§ **WRITTEN INSTRUCTION**
From the records below, print only the part that opens with the line containing "Write the React, TypeScript" and closes with the line containing "const yTicksNarrow = [4.1, 4.2, 4.3, 4.4];"; omit the pictures.

§ **DATASET**
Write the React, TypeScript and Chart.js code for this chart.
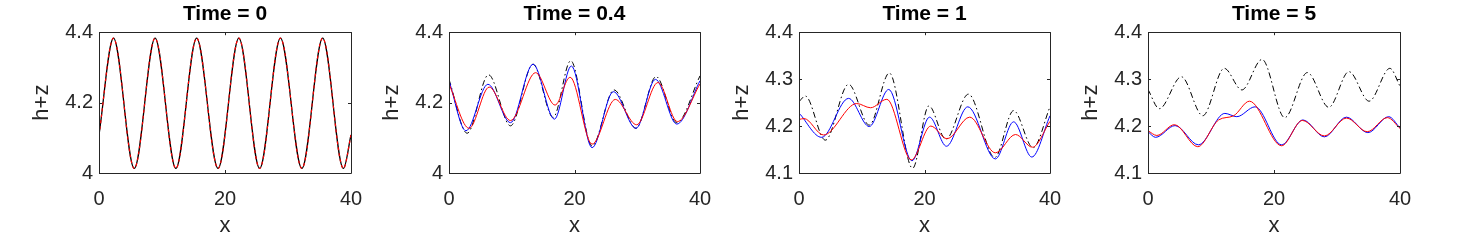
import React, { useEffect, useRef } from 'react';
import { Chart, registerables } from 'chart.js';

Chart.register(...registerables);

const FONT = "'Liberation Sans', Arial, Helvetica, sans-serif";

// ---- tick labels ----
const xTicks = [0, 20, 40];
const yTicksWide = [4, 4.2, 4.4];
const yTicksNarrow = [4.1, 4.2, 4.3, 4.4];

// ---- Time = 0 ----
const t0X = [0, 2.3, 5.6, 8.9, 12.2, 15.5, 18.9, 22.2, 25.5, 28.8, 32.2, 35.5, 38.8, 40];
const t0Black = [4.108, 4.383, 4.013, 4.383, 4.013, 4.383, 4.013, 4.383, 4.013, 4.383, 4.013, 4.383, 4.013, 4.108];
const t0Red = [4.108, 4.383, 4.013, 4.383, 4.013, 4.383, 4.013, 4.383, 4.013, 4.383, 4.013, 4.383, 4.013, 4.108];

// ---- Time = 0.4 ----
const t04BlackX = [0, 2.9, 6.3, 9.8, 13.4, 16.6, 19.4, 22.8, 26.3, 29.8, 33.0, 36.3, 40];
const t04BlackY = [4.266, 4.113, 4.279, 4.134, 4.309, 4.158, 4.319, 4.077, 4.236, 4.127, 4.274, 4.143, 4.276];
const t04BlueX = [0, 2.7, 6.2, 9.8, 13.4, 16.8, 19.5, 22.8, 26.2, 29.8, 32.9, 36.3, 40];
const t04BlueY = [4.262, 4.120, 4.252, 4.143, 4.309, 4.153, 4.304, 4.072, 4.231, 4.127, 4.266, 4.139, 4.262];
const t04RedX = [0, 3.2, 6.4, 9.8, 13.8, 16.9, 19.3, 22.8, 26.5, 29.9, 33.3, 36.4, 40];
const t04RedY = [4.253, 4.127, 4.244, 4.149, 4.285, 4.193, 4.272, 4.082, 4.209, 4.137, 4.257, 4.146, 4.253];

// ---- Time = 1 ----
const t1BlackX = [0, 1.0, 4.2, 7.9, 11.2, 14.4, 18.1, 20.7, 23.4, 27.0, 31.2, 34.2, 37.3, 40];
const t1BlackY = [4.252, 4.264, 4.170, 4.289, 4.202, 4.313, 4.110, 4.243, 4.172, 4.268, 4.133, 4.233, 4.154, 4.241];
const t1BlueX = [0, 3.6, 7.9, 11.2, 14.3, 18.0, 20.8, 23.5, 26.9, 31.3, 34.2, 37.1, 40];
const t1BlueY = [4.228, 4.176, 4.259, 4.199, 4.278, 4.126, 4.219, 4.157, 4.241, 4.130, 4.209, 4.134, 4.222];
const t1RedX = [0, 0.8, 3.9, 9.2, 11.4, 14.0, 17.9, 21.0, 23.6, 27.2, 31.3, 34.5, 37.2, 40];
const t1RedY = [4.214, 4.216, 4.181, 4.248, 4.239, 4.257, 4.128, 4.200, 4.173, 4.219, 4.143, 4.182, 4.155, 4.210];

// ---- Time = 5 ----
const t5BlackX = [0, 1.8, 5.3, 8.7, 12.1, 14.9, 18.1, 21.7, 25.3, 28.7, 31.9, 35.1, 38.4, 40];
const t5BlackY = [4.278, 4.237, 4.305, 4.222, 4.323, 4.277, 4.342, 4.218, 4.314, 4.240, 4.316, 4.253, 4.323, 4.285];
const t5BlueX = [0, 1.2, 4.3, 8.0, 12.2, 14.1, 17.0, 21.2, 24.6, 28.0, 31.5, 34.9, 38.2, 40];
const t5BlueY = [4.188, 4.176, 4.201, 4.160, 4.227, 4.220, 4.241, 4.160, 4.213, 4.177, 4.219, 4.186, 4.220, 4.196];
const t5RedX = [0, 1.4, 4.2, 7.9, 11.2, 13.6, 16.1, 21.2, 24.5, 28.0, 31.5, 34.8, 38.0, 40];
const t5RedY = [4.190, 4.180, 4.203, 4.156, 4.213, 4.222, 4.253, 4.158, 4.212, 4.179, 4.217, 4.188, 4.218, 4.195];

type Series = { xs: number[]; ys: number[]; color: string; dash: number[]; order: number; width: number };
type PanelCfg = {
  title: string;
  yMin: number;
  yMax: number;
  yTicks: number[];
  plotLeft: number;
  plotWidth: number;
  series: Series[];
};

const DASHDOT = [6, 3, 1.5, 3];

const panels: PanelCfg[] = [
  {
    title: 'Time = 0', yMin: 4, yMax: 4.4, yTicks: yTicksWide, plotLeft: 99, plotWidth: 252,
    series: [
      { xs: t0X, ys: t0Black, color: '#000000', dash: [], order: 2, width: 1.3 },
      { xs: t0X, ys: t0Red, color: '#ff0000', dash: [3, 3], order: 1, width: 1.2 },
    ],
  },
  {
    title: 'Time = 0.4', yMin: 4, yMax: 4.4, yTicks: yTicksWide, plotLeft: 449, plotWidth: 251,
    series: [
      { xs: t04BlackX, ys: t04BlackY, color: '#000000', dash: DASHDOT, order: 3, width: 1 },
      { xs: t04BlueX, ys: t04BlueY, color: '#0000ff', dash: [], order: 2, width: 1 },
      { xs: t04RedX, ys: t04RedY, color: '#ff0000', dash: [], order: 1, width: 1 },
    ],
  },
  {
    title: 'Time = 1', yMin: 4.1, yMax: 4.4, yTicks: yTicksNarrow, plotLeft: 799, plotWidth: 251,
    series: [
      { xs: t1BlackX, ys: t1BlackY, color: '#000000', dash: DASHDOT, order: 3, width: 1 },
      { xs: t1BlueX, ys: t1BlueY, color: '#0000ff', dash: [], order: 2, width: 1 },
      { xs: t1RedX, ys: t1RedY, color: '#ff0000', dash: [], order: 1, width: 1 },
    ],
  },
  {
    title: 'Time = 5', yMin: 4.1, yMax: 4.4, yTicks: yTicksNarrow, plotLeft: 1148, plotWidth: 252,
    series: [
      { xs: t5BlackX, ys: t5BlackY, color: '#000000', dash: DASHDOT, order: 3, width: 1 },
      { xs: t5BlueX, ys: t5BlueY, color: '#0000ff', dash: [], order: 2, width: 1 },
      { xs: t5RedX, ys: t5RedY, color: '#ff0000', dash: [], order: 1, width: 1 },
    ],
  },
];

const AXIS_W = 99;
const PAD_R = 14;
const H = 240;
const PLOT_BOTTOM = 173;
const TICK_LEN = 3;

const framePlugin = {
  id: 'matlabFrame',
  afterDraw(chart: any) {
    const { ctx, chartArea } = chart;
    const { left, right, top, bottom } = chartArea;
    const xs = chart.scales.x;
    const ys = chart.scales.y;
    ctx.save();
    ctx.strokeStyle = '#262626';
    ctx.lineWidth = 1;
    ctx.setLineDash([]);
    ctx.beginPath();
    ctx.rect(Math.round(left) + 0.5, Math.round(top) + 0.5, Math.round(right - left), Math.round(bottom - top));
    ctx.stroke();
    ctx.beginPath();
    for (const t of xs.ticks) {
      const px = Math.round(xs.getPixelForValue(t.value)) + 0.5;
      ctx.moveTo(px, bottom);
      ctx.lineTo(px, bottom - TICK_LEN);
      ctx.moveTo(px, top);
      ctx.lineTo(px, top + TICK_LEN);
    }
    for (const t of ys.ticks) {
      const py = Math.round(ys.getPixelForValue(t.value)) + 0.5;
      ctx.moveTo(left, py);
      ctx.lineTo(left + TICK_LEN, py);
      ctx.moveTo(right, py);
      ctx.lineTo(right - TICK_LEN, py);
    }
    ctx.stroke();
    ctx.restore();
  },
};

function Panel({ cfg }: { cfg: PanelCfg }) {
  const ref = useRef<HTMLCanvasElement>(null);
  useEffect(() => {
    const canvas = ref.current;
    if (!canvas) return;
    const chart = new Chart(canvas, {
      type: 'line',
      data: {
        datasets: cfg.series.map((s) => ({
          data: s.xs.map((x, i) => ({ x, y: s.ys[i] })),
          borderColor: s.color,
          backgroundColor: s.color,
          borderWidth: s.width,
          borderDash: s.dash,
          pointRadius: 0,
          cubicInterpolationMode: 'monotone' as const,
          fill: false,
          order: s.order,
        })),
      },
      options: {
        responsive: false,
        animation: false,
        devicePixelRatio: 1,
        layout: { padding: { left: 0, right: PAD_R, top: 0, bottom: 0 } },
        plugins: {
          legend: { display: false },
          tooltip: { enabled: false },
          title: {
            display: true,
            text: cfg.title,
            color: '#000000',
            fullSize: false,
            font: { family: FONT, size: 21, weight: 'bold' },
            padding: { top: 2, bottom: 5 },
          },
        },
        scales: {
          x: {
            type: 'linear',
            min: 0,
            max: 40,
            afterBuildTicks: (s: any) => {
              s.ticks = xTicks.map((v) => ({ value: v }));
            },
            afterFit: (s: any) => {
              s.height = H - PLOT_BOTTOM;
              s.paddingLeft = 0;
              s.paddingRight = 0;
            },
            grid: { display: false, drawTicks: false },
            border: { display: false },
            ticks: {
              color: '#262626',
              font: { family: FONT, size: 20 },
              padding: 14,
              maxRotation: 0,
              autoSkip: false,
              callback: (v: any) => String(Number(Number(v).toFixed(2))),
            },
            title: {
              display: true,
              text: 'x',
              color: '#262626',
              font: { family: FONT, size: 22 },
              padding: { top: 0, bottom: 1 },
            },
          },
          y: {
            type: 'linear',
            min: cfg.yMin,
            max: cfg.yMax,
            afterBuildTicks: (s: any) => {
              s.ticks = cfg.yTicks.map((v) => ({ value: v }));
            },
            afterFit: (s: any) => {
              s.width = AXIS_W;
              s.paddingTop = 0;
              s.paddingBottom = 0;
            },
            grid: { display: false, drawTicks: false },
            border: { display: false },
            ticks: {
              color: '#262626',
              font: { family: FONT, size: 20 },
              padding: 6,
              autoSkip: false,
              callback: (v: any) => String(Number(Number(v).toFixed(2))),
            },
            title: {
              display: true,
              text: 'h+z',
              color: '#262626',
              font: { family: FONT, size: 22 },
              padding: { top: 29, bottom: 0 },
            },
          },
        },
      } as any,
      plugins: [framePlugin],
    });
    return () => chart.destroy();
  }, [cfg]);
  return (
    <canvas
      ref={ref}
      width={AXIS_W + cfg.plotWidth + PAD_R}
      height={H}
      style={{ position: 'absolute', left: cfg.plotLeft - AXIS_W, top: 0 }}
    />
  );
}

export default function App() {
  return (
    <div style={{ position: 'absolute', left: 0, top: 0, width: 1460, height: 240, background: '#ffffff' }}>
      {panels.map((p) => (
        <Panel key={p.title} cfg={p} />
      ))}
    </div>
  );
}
...
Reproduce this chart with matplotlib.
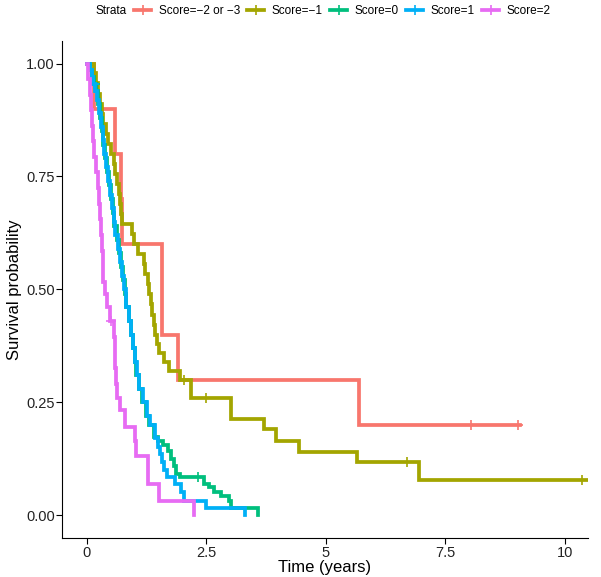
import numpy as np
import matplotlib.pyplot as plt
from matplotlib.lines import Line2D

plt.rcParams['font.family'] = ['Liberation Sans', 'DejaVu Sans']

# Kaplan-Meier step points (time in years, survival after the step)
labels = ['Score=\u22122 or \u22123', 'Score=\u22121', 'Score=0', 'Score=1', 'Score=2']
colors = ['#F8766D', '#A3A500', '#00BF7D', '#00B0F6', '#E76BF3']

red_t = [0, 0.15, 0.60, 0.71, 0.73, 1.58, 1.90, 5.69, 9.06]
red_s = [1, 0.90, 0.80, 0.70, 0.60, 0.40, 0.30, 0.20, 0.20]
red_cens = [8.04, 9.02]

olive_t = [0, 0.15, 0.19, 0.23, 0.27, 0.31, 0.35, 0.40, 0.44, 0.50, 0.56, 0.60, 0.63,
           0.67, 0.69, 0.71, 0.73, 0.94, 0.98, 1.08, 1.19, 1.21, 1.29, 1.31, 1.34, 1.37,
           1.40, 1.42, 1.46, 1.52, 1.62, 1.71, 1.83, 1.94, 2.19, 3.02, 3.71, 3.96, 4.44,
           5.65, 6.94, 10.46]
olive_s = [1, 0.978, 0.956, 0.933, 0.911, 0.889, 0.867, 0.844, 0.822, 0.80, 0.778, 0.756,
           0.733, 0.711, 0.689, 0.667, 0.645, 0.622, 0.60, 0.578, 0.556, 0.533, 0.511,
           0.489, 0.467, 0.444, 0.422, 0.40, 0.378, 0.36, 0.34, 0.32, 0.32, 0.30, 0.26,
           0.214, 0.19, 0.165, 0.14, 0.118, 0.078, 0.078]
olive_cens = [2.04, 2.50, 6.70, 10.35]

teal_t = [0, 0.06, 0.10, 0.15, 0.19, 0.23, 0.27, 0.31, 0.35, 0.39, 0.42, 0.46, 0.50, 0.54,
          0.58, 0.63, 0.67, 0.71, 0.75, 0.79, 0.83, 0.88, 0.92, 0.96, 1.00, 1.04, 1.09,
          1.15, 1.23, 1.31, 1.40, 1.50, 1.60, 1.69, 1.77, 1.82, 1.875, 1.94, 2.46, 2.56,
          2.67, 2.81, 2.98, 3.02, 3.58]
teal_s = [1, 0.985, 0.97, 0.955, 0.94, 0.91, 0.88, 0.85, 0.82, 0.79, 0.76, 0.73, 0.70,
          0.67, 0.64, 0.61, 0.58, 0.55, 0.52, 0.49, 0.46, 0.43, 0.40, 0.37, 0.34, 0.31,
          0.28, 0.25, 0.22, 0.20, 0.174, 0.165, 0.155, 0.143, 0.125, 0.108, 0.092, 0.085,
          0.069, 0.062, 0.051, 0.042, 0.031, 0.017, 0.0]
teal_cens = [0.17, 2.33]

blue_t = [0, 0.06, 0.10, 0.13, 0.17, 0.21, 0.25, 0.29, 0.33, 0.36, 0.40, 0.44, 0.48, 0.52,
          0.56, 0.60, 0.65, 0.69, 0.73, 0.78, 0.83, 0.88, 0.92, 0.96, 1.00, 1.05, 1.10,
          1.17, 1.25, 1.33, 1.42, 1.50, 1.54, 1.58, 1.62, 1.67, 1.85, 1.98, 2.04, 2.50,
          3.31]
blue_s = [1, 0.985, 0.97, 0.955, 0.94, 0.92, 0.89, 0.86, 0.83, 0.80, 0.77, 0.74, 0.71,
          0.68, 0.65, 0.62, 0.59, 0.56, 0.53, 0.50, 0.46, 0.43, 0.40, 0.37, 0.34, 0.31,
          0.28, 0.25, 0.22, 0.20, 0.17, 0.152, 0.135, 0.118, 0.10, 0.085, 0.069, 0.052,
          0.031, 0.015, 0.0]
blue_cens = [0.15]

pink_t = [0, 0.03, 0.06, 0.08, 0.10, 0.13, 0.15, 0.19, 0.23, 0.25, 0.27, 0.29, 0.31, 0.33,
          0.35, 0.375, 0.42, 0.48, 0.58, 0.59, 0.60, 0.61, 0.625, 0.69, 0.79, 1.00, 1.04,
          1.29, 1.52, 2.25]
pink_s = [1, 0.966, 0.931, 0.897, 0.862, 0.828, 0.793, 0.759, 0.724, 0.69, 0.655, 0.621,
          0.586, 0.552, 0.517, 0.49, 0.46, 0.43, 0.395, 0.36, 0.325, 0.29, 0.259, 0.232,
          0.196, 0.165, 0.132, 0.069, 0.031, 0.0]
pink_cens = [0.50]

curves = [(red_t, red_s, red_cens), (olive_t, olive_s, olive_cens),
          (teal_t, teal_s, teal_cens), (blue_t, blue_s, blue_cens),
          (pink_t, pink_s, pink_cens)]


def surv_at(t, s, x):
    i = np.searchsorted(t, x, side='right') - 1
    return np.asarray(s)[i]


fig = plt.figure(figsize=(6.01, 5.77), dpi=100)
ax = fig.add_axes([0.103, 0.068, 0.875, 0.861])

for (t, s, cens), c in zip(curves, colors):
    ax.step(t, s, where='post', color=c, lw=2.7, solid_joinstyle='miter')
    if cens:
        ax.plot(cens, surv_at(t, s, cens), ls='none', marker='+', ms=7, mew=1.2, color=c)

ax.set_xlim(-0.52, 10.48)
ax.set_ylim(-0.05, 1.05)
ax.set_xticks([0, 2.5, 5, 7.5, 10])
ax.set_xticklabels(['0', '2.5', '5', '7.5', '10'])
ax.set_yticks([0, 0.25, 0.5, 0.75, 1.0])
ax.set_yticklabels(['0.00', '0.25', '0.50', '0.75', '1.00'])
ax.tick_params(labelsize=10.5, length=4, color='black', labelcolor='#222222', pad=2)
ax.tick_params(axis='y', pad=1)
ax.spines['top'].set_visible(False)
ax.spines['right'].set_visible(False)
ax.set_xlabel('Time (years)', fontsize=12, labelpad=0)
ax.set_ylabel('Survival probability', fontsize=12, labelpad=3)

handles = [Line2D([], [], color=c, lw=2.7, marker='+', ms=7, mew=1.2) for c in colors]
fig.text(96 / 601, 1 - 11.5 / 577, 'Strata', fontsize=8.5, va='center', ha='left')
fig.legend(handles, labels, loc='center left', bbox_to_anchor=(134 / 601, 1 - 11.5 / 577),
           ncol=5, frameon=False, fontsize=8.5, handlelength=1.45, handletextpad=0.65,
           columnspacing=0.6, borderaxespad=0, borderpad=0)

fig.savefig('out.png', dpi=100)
---
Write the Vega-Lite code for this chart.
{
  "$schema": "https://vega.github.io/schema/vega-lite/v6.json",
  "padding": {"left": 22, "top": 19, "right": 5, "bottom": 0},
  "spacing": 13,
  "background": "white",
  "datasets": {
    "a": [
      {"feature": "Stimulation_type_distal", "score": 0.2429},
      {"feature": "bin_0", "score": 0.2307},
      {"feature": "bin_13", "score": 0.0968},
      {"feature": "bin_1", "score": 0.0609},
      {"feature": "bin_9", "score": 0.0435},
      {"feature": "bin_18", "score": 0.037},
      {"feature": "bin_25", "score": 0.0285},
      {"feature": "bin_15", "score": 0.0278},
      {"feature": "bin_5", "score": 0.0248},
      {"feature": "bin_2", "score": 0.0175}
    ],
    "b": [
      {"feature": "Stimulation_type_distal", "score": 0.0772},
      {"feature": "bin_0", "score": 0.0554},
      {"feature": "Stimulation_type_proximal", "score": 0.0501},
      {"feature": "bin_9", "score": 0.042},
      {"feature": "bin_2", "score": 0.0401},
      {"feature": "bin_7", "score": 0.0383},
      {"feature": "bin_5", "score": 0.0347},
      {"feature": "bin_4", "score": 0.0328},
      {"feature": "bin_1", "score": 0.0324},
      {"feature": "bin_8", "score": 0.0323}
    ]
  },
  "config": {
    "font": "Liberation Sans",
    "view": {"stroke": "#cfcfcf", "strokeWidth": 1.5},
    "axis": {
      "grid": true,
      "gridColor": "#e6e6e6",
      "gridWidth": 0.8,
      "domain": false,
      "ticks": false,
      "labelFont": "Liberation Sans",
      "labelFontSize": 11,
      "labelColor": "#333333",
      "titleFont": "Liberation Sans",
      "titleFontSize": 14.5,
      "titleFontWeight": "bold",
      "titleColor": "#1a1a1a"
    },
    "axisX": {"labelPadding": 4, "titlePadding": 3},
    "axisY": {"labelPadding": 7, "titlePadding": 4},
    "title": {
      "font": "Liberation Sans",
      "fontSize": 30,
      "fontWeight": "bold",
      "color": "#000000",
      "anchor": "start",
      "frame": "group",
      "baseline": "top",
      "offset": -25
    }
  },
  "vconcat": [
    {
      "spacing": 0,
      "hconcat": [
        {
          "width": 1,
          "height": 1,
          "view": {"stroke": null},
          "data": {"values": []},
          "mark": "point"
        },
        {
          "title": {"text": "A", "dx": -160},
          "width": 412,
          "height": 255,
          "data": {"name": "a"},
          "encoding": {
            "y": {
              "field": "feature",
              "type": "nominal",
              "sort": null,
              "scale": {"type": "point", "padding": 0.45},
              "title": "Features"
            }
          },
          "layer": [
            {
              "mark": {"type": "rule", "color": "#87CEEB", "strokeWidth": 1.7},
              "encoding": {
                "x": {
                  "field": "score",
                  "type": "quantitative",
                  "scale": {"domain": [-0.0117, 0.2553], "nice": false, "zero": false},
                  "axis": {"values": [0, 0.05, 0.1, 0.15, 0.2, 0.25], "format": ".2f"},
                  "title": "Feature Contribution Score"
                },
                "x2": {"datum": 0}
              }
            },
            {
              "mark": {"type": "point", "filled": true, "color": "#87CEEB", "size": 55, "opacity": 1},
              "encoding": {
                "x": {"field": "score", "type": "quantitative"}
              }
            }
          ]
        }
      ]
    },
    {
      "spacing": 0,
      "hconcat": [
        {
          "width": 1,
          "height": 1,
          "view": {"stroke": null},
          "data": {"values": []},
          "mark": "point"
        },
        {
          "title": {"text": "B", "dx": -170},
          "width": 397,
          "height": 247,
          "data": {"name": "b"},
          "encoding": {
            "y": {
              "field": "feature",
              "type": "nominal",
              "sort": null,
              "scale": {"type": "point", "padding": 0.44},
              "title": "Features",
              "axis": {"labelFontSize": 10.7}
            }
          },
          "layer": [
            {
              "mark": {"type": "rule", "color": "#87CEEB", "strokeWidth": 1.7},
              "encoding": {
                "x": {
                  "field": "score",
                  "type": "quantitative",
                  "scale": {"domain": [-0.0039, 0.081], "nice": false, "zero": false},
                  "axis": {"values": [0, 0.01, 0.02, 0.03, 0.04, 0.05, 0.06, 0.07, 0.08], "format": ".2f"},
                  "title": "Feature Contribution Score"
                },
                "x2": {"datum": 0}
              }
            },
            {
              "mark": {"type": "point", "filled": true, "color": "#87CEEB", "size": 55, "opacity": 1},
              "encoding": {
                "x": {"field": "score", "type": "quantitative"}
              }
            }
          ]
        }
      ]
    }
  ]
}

§ **THE SOLUTION**
Write the React, TypeScript and Chart.js code for this chart.
import React, { useEffect, useRef } from 'react';
import { Chart, registerables } from 'chart.js';

Chart.register(...registerables);

const FONT = "'Liberation Sans', Arial, Helvetica, sans-serif";

// ---- tick labels ----
const xTicks = [0, 20, 40];
const yTicksWide = [4, 4.2, 4.4];
const yTicksNarrow = [4.1, 4.2, 4.3, 4.4];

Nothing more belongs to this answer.